The goal for PayPal is to detect patterns and anomalies and take action upon those before the user experience is negatively impacted. The main challenge is doing this in real-time as PayPal needs to process some 3 million events per second from thousands of sources in its datacenter. Source events include application logs, machine data, environmental data from the datacenters, and social media events. There is about 25 Tera Bytes of data coming in per hour, 20 Mega Bytes per second of machine data from thousands of PayPal servers, some 50,000 metadata relationships, and an ever-increasing tide of social media trends and customer interactions to consider.
The Systems Intelligence flow architecture shares many similarities with a PayPal fraud detection system that was also built on HPC principles. It’s fairly simplistic, says Kolster, but when it gets down to the actual deployment, it becomes much more complex. All the source event data gets thrown on a huge bus in real time and ingested by app servers, which are doing inline processing. There are complex event processors on each of those application servers, and a huge shared memory event window with the SGI UV2000. The event stream is augmented with offline databases, both relational and graph databases. The machine learning element pushes new models back into the application servers. An alerting and notification system is used for problem remediation.
PayPal’s exploration of HPC started as far back as 2006. As Ryan Quick, Principal Architect in the Advanced Technology Group at PayPal, explains, “Our job is looking at the next best thing.” Quick and Kolster started shopping in HPC because they had a set of problems, especially around real-time, that weren’t being met by the tools they could acquire from their regular channels.
“There’s a weird gray area where your needs aren’t being met in the enterprise, but HPC is still a little too bleeding-edge,” adds Quick.
In discussing how they decided upon the HP-TI platform, Quick recalls looking at Kolster and saying, “what they’ve done here is build an HPC cluster and they put it on a system on a chip.” The KeyStone multicore processors provided a powerful combination of four ARM Cortex-A15 cores, eight C66x DSPs, plus internal fabric and networking capabilities.

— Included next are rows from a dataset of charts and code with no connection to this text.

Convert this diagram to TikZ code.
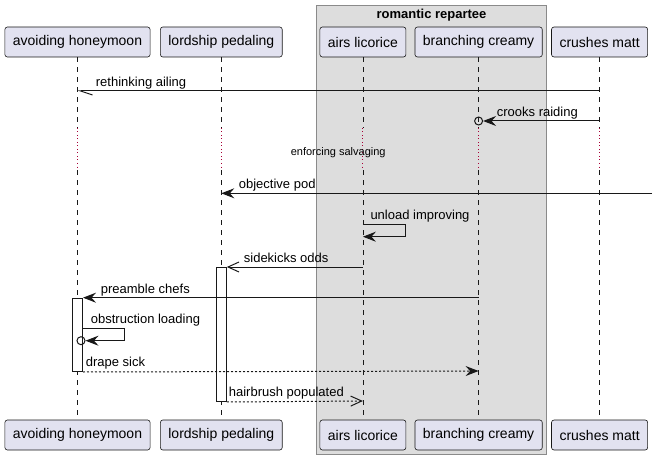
\documentclass[tikz,border=0pt]{standalone}
\usepackage{fontspec}
\setmainfont{Liberation Sans}
\usetikzlibrary{arrows.meta}
\definecolor{partfill}{HTML}{E2E2F0}
\definecolor{ink}{HTML}{181818}
\definecolor{grpfill}{HTML}{DDDDDD}
\definecolor{grpline}{HTML}{8A8A8A}
\definecolor{delayred}{HTML}{A80036}
\begin{document}
\begin{tikzpicture}[x=1pt,y=-1pt,
  part/.style={draw=ink, line width=0.6pt, fill=partfill, rounded corners=2.5pt,
    minimum height=30pt, inner xsep=8pt, inner ysep=0pt, font=\fontsize{14}{16}\selectfont},
  life/.style={draw=ink, line width=0.5pt, dash pattern=on 5pt off 5pt},
  delayline/.style={draw=delayred, line width=1pt, dash pattern=on 1pt off 2.5pt},
  msg/.style={draw=ink, line width=1pt},
  reply/.style={msg, dash pattern=on 2pt off 2pt},
  lbl/.style={anchor=base west, inner sep=0pt, font=\fontsize{13}{15}\selectfont},
  act/.style={draw=ink, line width=1pt, fill=white, inner sep=0pt, minimum width=10pt, anchor=north},
  filled/.style={-{Stealth[length=13pt,width=10pt,inset=4.5pt]}},
  openhead/.style={-{Straight Barb[length=11pt,width=10pt]}},
  halfhead/.style={-{Straight Barb[left,length=12pt,width=8pt]}},
  ring/.style={circle, draw=ink, line width=1pt, inner sep=0pt, minimum size=8pt}
  ]
\useasboundingbox (0,0) rectangle (657,460);

% group box
\draw[fill=grpfill, draw=grpline, line width=1pt] (316,6) rectangle (546.7,454);
\node[anchor=base, inner sep=0pt, font=\bfseries\fontsize{13}{15}\selectfont] (grptitle) at (431.5,18.5) {romantic repartee};

% participants
\node[part] (ahT) at (77.5,42) {avoiding honeymoon};
\node[part] (lpT) at (221.3,42) {lordship pedaling};
\node[part] (alT) at (362.9,42) {airs licorice};
\node[part] (bcT) at (478.6,42) {branching creamy};
\node[part] (cmT) at (599.6,42) {crushes matt};
\node[part] (ahB) at (77.5,435) {avoiding honeymoon};
\node[part] (lpB) at (221.3,435) {lordship pedaling};
\node[part] (alB) at (362.9,435) {airs licorice};
\node[part] (bcB) at (478.6,435) {branching creamy};
\node[part] (cmB) at (599.6,435) {crushes matt};

% lifelines
\foreach \p in {ah,lp,al,bc,cm}{
  \draw[life] (\p T.south) -- (\p T |- 0,128);
  \draw[delayline] (\p T |- 0,128) -- (\p T |- 0,170);
  \draw[life] (\p T |- 0,170) -- (\p B.north);
}

% activations
\node[act, minimum height=134pt] (lpact) at (lpT |- 0,267) {};
\node[act, minimum height=73.3pt] (ahact) at (ahT |- 0,297.7) {};

% 1 rethinking ailing
\draw[msg, halfhead] (cmT |- 0,91) -- (ahT |- 0,91);
\node[lbl] (l1) at (95.7,86.5) {rethinking ailing};

% 2 crooks raiding
\node[ring] (crk) at (bcT |- 0,121) {};
\draw[msg, filled] (cmT |- 0,121) -- (crk.east);
\node[lbl] (l2) at (496.7,116.5) {crooks raiding};

% delay
\node[anchor=base, inner sep=0pt, font=\fontsize{11}{13}\selectfont] (delay) at (338.2,155.5) {enforcing salvaging};

% 4 objective pod
\coordinate (redge) at (652,193.3);
\draw[msg, filled] (redge) -- (lpT |- 0,193.3);
\node[lbl] (l4) at (238.7,188.8) {objective pod};

% 5 unload improving (self)
\coordinate (u1) at (405.7,224.3);
\coordinate (u2) at (405.7,236.7);
\draw[msg, filled] (alT |- 0,224.3) -- (u1) -- (u2) -- (alT |- 0,236.7);
\node[lbl] (l5) at (370.3,219.8) {unload improving};

% 6 sidekicks odds
\draw[msg, openhead] (alT |- 0,267) -- (lpact.north east);
\node[lbl] (l6) at (243.7,262.5) {sidekicks odds};

% 7 preamble chefs
\draw[msg, filled] (bcT |- 0,297.7) -- (ahact.north east);
\node[lbl] (l7) at (100.7,293.2) {preamble chefs};

% 8 obstruction loading (self, lost circle)
\coordinate (o0) at (ahact.east |- 0,328.3);
\coordinate (o1) at (124.3,328.3);
\coordinate (o2) at (124.3,340.7);
\node[ring] (obc) at (81,340.7) {};
\draw[msg, filled] (o0) -- (o1) -- (o2) -- (obc.east);
\node[lbl] (l8) at (90.7,323.8) {obstruction loading};

% 9 drape sick
\draw[reply, filled] (ahact.south east) -- (bcT |- 0,371);
\node[lbl] (l9) at (85.7,366.5) {drape sick};

% 10 hairbrush populated
\draw[reply, openhead] (lpact.south east) -- (alT |- 0,401);
\node[lbl] (l10) at (228.7,396.5) {hairbrush populated};
\end{tikzpicture}
\end{document}
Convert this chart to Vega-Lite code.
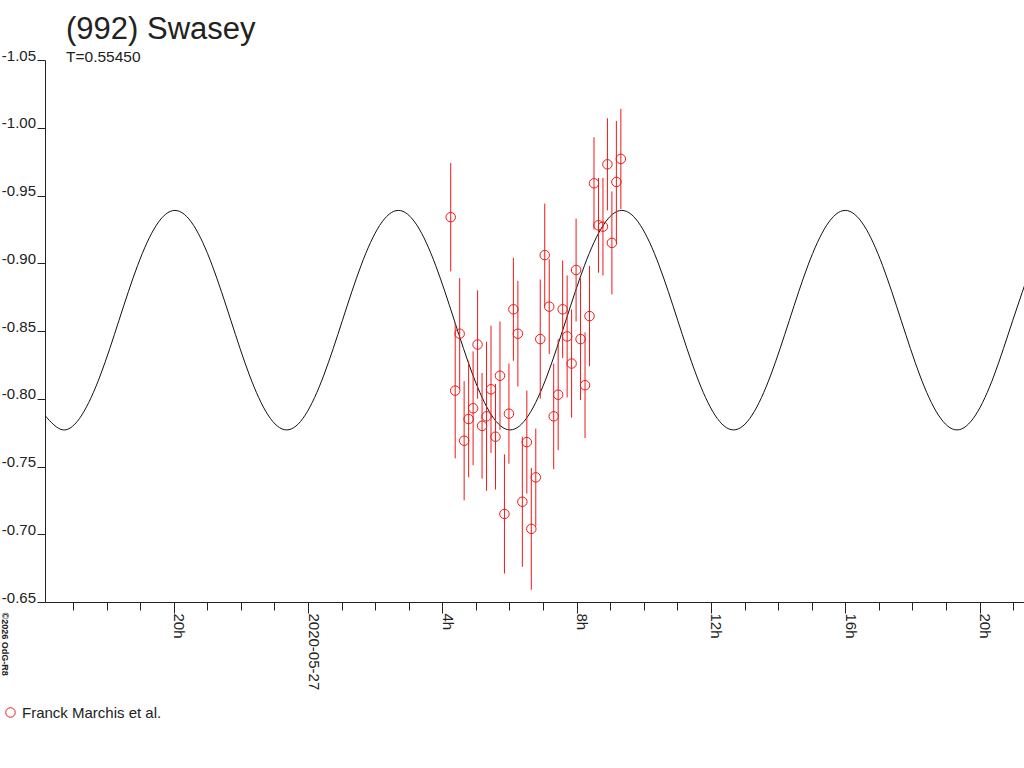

As RapidIO Steering Member Texas Instruments explains here, the 66AK2Hx SoC running in HP’s Moonshot platform possesses some unique advantages to aid in real time processing including:
1) C66x DSP cores that have great signal processing performance as well as very low latency response times and can receive, process, and return packet data very quickly.
2) An integrated I/O fabric that moves data quickly and with low latency. The C66AK2H IO fabric utilizes RapidIO that has 10x lower hop to hop latency than Ethernet I/O.
3) Additional KeyStone II architecture elements such as the Multicore Navigator and TeraNet which further enable low latency data movement within and across devices.
The new PayPal platform essentially treats Complex Event Processing as Digital Signals. “You turn the data into a signal that can be analyzed in hardware,” says Quick. And with eight DSPs per SOC, they can ingest many signals at once and then pattern recognize against all of them simultaneously. The system is also quite efficient: it runs at 55 watts per cartridge (4 SoCs/cartridge) and delivers an impressive 11.2 gigaflops-per-watt. As a point of comparison, the most energy-efficient supercomputer in the world as per the most recent edition of the Green500 list – TSUBAME-KFC in Japan – offers a more modest 4.4 gigaflops-per-watt.
The application is currently available to the public through Texas Instruments. The product includes OpenCL, the full development kit and the software.